A common response to this class of issues is to forego unwinding entirely and always abort on panic. This ties back to the cancellation blast radius: aborting the process guarantees that in-memory state is torn down.

I have considerable sympathy for this approach; it's what we implement at Oxide. (Why write this post if it doesn't affect my workplace? Firstly, I care deeply about the health of Rust globally. Secondly, libraries must function correctly with unwinds. Most importantly, we have firsthand experience with the pain of unexpected async cancellations at Oxide, so we understand the severity.)

Crucially, aborting on panic works perfectly with the current approach: .lock().unwrap() always succeeds. Whether mutexes poison or not only matters when panic = 'unwind'.

This leads to what I believe is the core driver of much discussion:

Typing in `.lock().unwrap()` is Annoying

I understand this complaint completely. Writing .lock().unwrap() everywhere is cumbersome. It adds extra characters in a language already dense with syntax, and rustfmt can break lines of code due to it.

These are valid points. However, there's a superior solution that doesn't sacrifice the crucial benefits of poisoning: in the next Rust edition, make lock() automatically panic if the mutex is poisoned! (And introduce a lock_or_poison method for the current behavior, as try_lock is already taken.)

Let's compare the different options:

Aspect	`lock().unwrap()`	Auto-panic (`lock()`)	Removing Poison
Syntax noise	Medium: `.unwrap()` everywhere	Low: just `lock()`	Low by default, high with `Poison<T>`
Safety by default	✅ Panics propagate	✅ Panics propagate	❌ Silent corruption possible
Opt-out available	✅ `lock().unwrap_or_else()`	✅ `lock_or_poison()`	❌ Must opt in via `Poison<T>`
Works with `panic = 'abort'`	✅	✅	✅
Ergonomics	Poor	Good	Good without poison, poor with `Poison<T>`
Backwards compatibility	Current behavior	Requires new edition	Requires new edition

Based on this comparison, I believe the answer is clear: if a breaking change is warranted, it is far better to make lock() automatically panic on poisoning than to have panics silently unlock.

Conclusion

Concurrent programming is inherently challenging. Rust significantly eases this complexity, and lock poisoning is an indispensable part of its solution. We should strive to avoid any regressions in this area.
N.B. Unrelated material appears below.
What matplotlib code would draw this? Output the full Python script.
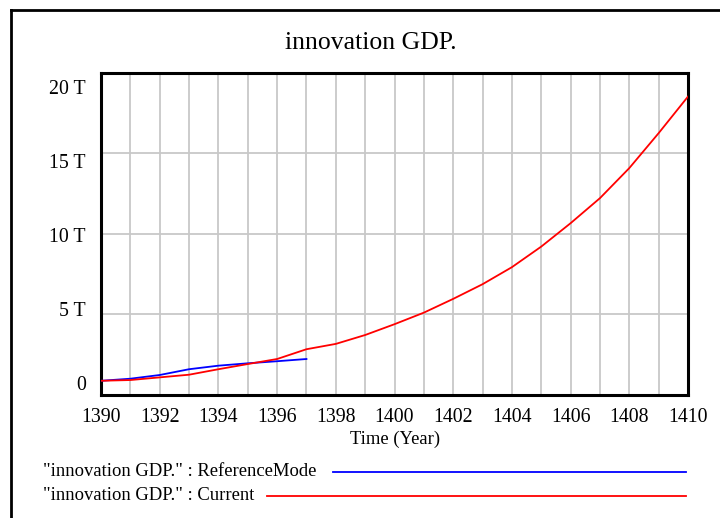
import numpy as np
import matplotlib
matplotlib.use("Agg")
import matplotlib.pyplot as plt
from matplotlib.lines import Line2D

plt.rcParams["font.family"] = ["Liberation Serif", "DejaVu Serif"]

# data, in T (10^12)
years_ref = [1390, 1391, 1392, 1393, 1394, 1395, 1396, 1397]
gdp_ref = [0.15, 0.29, 0.54, 0.93, 1.17, 1.33, 1.47, 1.62]

years_cur = list(range(1390, 1411))
gdp_cur = [0.15, 0.20, 0.38, 0.56, 0.93, 1.28, 1.62, 2.28, 2.64, 3.24, 3.97,
           4.75, 5.68, 6.67, 7.82, 9.21, 10.79, 12.48, 14.51, 16.87, 19.34]

ytick_vals = [0, 5, 10, 15, 20]
ytick_labels = ["0", "5 T", "10 T", "15 T", "20 T"]
xtick_vals = list(range(1390, 1411, 2))

W, H = 720, 518
fig = plt.figure(figsize=(W / 100, H / 100), dpi=100)
ax = fig.add_axes([101 / W, 1 - 395 / H, (688 - 101) / W, (395 - 72.7) / H])

ax.plot(years_ref, gdp_ref, color="#0000ff", lw=1.3, zorder=3)
ax.plot(years_cur, gdp_cur, color="#ff0000", lw=1.3, zorder=3)

ymin, ymax = -0.81, 20.95
ax.set_xlim(1390, 1410)
ax.set_ylim(ymin, ymax)

ax.set_xticks(xtick_vals)
ax.set_xticks(range(1390, 1411), minor=True)
ax.set_yticks(ytick_vals)
ax.set_yticklabels(ytick_labels)
ax.set_yticks(np.linspace(ymin, ymax, 5)[1:-1], minor=True)
ax.tick_params(which="both", length=0, labelsize=14.3)
ax.tick_params(axis="x", pad=9)
ax.tick_params(axis="y", pad=11)

ax.grid(False)
ax.grid(True, axis="x", which="both", color="#c8c8c8", lw=1.3)
ax.grid(True, axis="y", which="minor", color="#c8c8c8", lw=1.3)
for s in ax.spines.values():
    s.set_linewidth(2.2)
    s.set_color("black")

fig.text(371 / W, 1 - 43 / H, "innovation GDP.", ha="center", va="center", fontsize=18.5)
fig.text(395 / W, 1 - 439 / H, "Time (Year)", ha="center", va="center", fontsize=13.4)

# legend
fig.text(43 / W, 1 - 472 / H, '"innovation GDP." : ReferenceMode', ha="left", va="center", fontsize=13.4)
fig.text(43 / W, 1 - 496 / H, '"innovation GDP." : Current', ha="left", va="center", fontsize=13.4)
fig.add_artist(Line2D([333 / W, 686 / W], [1 - 472 / H, 1 - 472 / H], color="#0000ff", lw=1.3))
fig.add_artist(Line2D([267 / W, 686 / W], [1 - 496 / H, 1 - 496 / H], color="#ff0000", lw=1.3))

# outer frame
fig.add_artist(Line2D([11 / W, 11 / W], [0, 1 - 10 / H], color="black", lw=2))
fig.add_artist(Line2D([11 / W, 1], [1 - 10 / H, 1 - 10 / H], color="black", lw=2))

fig.savefig("out.png", dpi=100)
Providing a Poison<T> wrapper is a logical and beneficial step. However, making the default std::sync::Mutex silently unlock on panic would be a mistake.

Should Rust's standard library offer non-poisoning mutexes at all? That's a more complex question. I'm concerned that their mere presence could lower the barrier for incorrect usage, particularly in libraries where panic = 'abort' cannot be assumed. Nevertheless, non-poisoning mutexes do have some legitimate applications, so I wouldn't strongly object if their trade-offs are thoroughly documented.

Articulating these thoughts has been immensely helpful for me in clarifying my position, and I hope it proves insightful for you too.